Lo scudetto è ormai sulla maglia dell'Inter? 
«Certo, e con pieno merito. Vero che è uscita dalla Champions contro un super Atletico Madrid, ma la squadra nerazzurra può consolarsi con la doppia stella. E non è poco». 
 S'annuncia più combattuta la bagarre per gli altri piazzamenti. 
«Dal Torino in su tutte le squadre sono coinvolte. Per la Champions il Bologna meriterebbe di accedervi, ha un ottimo allenatore, ha trovato continuità e ha giocatori che da semi sconosciuti stanno mettendo in mostra un bel calcio. La Juventus pur andando a fasi alterne alla fine centrerà l'obiettivo: Allegri è nel mirino, ha cambiato molto ma pure lanciato tanti giovani interessanti e altri il club bianconero ne ha in giro, vedi Soulé, pronti per il gran salto. Poi c'è un dirigente come Giuntoli che sa il fatto suo». 
 
Al secondo posto c'è il Milan. 
«Non capisco tutte queste critiche a Pioli, mica è passato un secolo da quando ha conquistato lo scudetto... Il pubblico rossonero è esigente ma non può pretendere di vincere sempre. Questo Milan è forte, andrà in Champions e può arrivare in fondo all'Europa League che è un trofeo di prestigio». 
 
Proprio il Milan affronterà sabato una Fiorentina segnata da un nuovo lutto, la scomparsa del dg Barone, dopo quello vissuto con il capitano Astori. Lei fra l'altro nel 2018 era dirigente del club e Pioli l'allenatore dei viola. 
«Impossibile dimenticare quella tragedia, ero a Udine quando successe, fu devastante. La scomparsa di Barone l'ho vissuta da fuori. Ma come fu per Davide anche stavolta alla squadra e alla società è venuto a mancare un punto di riferimento. Cosa fare? Se ripenso a 6 anni fa dico che un grande dolore ti porta a compattarti ancor di più, è il solo modo per cercare di ripartire come seppe fare pur nella sofferenza la Fiorentina di Pioli. Sono sicuro che Italiano e i tifosi ci riusciranno». 
 
Quando nel 2021, sotto la gestione Commisso, chiuse con il club viola affermò di essersi sentito quanto mai deluso e declassato: da technical manager le dissero che sarebbe passato al settore giovanile e lei rifiutò. 

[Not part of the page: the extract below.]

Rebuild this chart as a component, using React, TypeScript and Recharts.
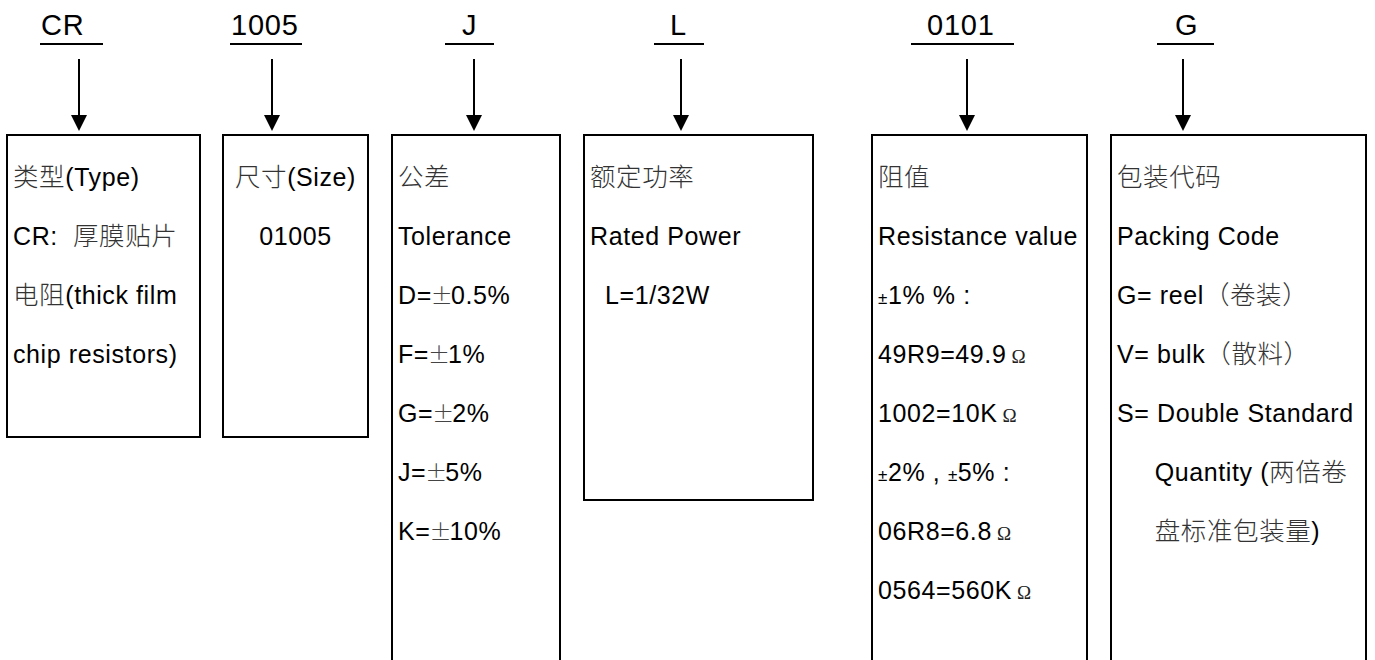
import { ComposedChart, XAxis, YAxis, ReferenceArea, ReferenceLine, Scatter } from 'recharts';

// --- part number codes (top row) ---
const codes = ['CR', '1005', 'J', 'L', '0101', 'G'];

// --- text inside each explanation box ---
const typeLines = ['类型(Type)', 'CR:  厚膜贴片', '电阻(thick film', 'chip resistors)'];
const sizeLines = ['尺寸(Size)', '01005'];
const toleranceLines = ['公差', 'Tolerance', 'D=±0.5%', 'F=±1%', 'G=±2%', 'J=±5%', 'K=±10%'];
const powerLines = ['额定功率', 'Rated Power', '  L=1/32W'];
const resistanceLines = [
    '阻值', 'Resistance value', '±1% % :', '49R9=49.9Ω', '1002=10KΩ',
    '±2% , ±5% :', '06R8=6.8Ω', '0564=560KΩ',
];
const packingLines = [
    '包装代码', 'Packing Code', 'G= reel（卷装）', 'V= bulk（散料）',
    'S= Double Standard', '     Quantity (两倍卷', '     盘标准包装量)',
];
const boxLines = [typeLines, sizeLines, toleranceLines, powerLines, resistanceLines, packingLines];

// --- layout (drawing units == page pixels) ---
const W = 1375;
const H = 660;
const codeX = [41, 231, 462, 670, 927, 1175];
const codeBaseline = 35;
const underline = [[40, 103], [230, 302], [445, 494], [654, 704], [911, 1014], [1157, 1214]];
const underlineY = 44;
const arrowX = [79, 272, 474, 681, 967, 1183];
const arrowTop = 59;
const arrowTip = 131;
const boxX = [[7, 200], [223, 368], [392, 560], [584, 813], [872, 1087], [1111, 1366]];
const boxTop = 135;
const boxBottom = [437, 437, 700, 500, 700, 700]; // >H means it runs off the page
const textX = [13, 295.5, 398, 590, 878, 1117];
const textAnchor = ['start', 'middle', 'start', 'start', 'start', 'start'];
const firstBaseline = 186;
const lineGap = 59;

const LATIN = '"Liberation Sans", Arial, sans-serif';
const CJK = '"Noto Sans CJK SC", sans-serif';

type Pt = { x: number; y: number; text?: string; kind: string; anchor?: string };

const codePoints: Pt[] = codes.map((c, i) => ({ x: codeX[i], y: codeBaseline, text: c, kind: 'code' }));
const linePoints: Pt[] = boxLines.flatMap((lines, b) =>
    lines.map((t, k) => ({
        x: textX[b],
        y: firstBaseline + k * lineGap,
        text: t,
        kind: b === 4 ? 'small' : 'line',
        anchor: textAnchor[b],
    }))
);
const tipPoints: Pt[] = arrowX.map((x) => ({ x, y: arrowTip, kind: 'tip' }));

// split a line into runs so CJK, ± and Ω can use their own glyph styles
function runs(s: string, kind: string) {
    const parts = s.split(/([\u3000-\u9fff\uff00-\uffef]+|Ω|±)/).filter((p) => p.length);
    return parts.map((p, i) => {
        if (p === 'Ω') {
            return <tspan key={i} dx={5} fontFamily='"Liberation Serif", serif' fontSize={19} fill="#222">Ω</tspan>;
        }
        if (p === '±') {
            return kind === 'small'
                ? <tspan key={i} fontSize={17}>±</tspan>
                : <tspan key={i} dx={-1} fontFamily={CJK} fontWeight={300} fontSize={22} letterSpacing={-2} fill="#444">±</tspan>;
        }
        if (/[\u3000-\u9fff\uff00-\uffef]/.test(p)) {
            return <tspan key={i} fontFamily={CJK} fontWeight={300} fontSize={25.5} fill="#333">{p}</tspan>;
        }
        return <tspan key={i}>{p}</tspan>;
    });
}

const TextShape = (props: any) => {
    const { cx, cy, payload } = props;
    const isCode = payload.kind === 'code';
    return (
        <text
            x={cx}
            y={cy}
            textAnchor={payload.anchor || 'start'}
            fontFamily={LATIN}
            fontSize={isCode ? 29 : 25}
            letterSpacing={isCode ? 0.8 : 0.6}
            fill="#000"
            style={{ whiteSpace: 'pre' }}
        >
            {runs(payload.text, payload.kind)}
        </text>
    );
};

const TipShape = (props: any) => {
    const { cx, cy } = props;
    return <polygon points={`${cx - 8},${cy - 16} ${cx + 8},${cy - 16} ${cx},${cy}`} fill="#000" />;
};

export default function App() {
    return (
        <div style={{ position: 'absolute', left: 0, top: 0, width: W, height: H, background: '#fff' }}>
            <ComposedChart width={W} height={H} margin={{ top: 0, right: 0, bottom: 0, left: 0 }}>
                <XAxis dataKey="x" type="number" domain={[0, W]} allowDataOverflow hide />
                <YAxis type="number" domain={[0, H]} reversed allowDataOverflow hide />

                {boxX.map(([x1, x2], i) => (
                    <ReferenceArea
                        key={`box-${i}`}
                        x1={x1}
                        x2={x2}
                        y1={boxTop}
                        y2={boxBottom[i]}
                        fill="none"
                        stroke="#000"
                        strokeWidth={2}
                        ifOverflow="visible"
                    />
                ))}

                {underline.map(([a, b], i) => (
                    <ReferenceLine
                        key={`ul-${i}`}
                        segment={[{ x: a, y: underlineY }, { x: b, y: underlineY }]}
                        stroke="#000"
                        strokeWidth={2}
                        ifOverflow="visible"
                    />
                ))}

                {arrowX.map((x, i) => (
                    <ReferenceLine
                        key={`ar-${i}`}
                        segment={[{ x, y: arrowTop }, { x, y: arrowTip - 14 }]}
                        stroke="#000"
                        strokeWidth={2}
                        ifOverflow="visible"
                    />
                ))}

                <Scatter data={tipPoints} dataKey="y" shape={TipShape} isAnimationActive={false} />
                <Scatter data={codePoints} dataKey="y" shape={TextShape} isAnimationActive={false} />
                <Scatter data={linePoints} dataKey="y" shape={TextShape} isAnimationActive={false} />
            </ComposedChart>
        </div>
    );
}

«Provai grande amarezza, ci rimasi male, poi però si va avanti». 
 
Ritiene impossibile un suo ritorno in Fiorentina? 
«No. Tutto può succedere, le mie porte sono sempre aperte. Ho sempre vissuto la Fiorentina come un privilegio». 
 
Si aspetta un regalo speciale da Firenze? 
«A Firenze non chiedo nulla, qui mi fanno un regalo ogni giorno».